I whipped up a sample file and attached it, I had blender 2.49b open at the time, but the same should work for 2.5. It’s a 2 bone IK chain, think of an IK leg… The track to constraint is on the upperleg bone and works to point the knee of the leg at the knee target. This, of course is silly, since the IK constraint has the pole target to accomplish the same thing, but it was the only thing I could think of.
You’re very nice, but I already know how to pick 2 bones and chose target to. This doesn’t explain to me what the controls (POS, ROT, To: Up: Target, Head/Tail: etc) are meant to do.
It seems to me like the chain can only track left and right, even on the chain example you give, it seems like the bone isn’t tracking in 3D space as soon as the end effector of the IK chain is it straight under the body. It seems to only track XY and then Z is totally random. Thank you.
the head, tail properties control what part of the bone your actually tracking to. by default the track to contraint will track to the fat part of the bone but if u set the head tail influence to one the bone with a track to contraint will point to the thin part of the bone its pointing to.
i’m not 100 % sure what to and up do exactly but they definately affect how the bone is tracking in 3d space (world, local, pose pose w parent). i’ll do a little research on it after my art history class and get back to u on wat these features do
The Up: field is what axis of the bone points in the world’s positive z-axis. The To: field is what axis of the constrained bone points to the target bone. See first 3 screenshots.

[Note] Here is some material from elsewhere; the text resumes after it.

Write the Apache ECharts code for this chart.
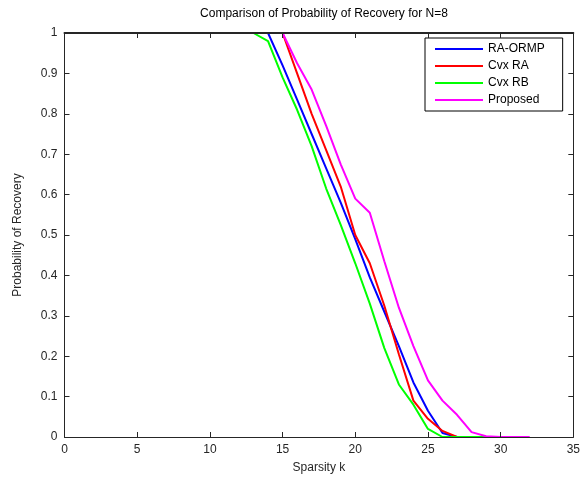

The Target checkbox (blender 2.5x) or Align:Target (2.4x) tells the constraint to use the target’s z-axis instead of the world’s z-axis for the Up: field. In the 4th screenshot, the target box is checked and now the bone’s x-axis (indicated in the Up: field) is pointing in the direction of the target bones z-axis, not the world axis.
The Head/Tail field tells the constrained bone to point to the target’s head (fat end) or the target’s tail (skinny end).
The Space (2.5x) or CSpace (2.4x) is how the constraint is evaulated, be it world space, local space, etc, etc. This is the same as all other constraints. The influence field is how much the constrained bone is influenced by the constraint, here again, it’s the same as all other constraints
I’m afraid my previous example was a poor one, as it had two constraints at work, this can be confusing. The IK constraint will override all other constraints (or at least all that I can think of atm).
Two relevant webpages that describe this are here and here.
I think it’s best to just set up a 2 bone example file and use the constraint on one bone to study how the various settings effect the bone. Turn on display of the bone’s axis to view how the changes affect things. Another quick note: you cannot have the To: field and the Up: field set to the same axis. Which common sense should tell you that you cannot have the y-axis of a bone pointing upwards and pointing at a target bone that is to the left of the constrained bone at the same time. In 2.4x if you attempt this, the name field of the constraint will turn red to indicate the constraint is broken.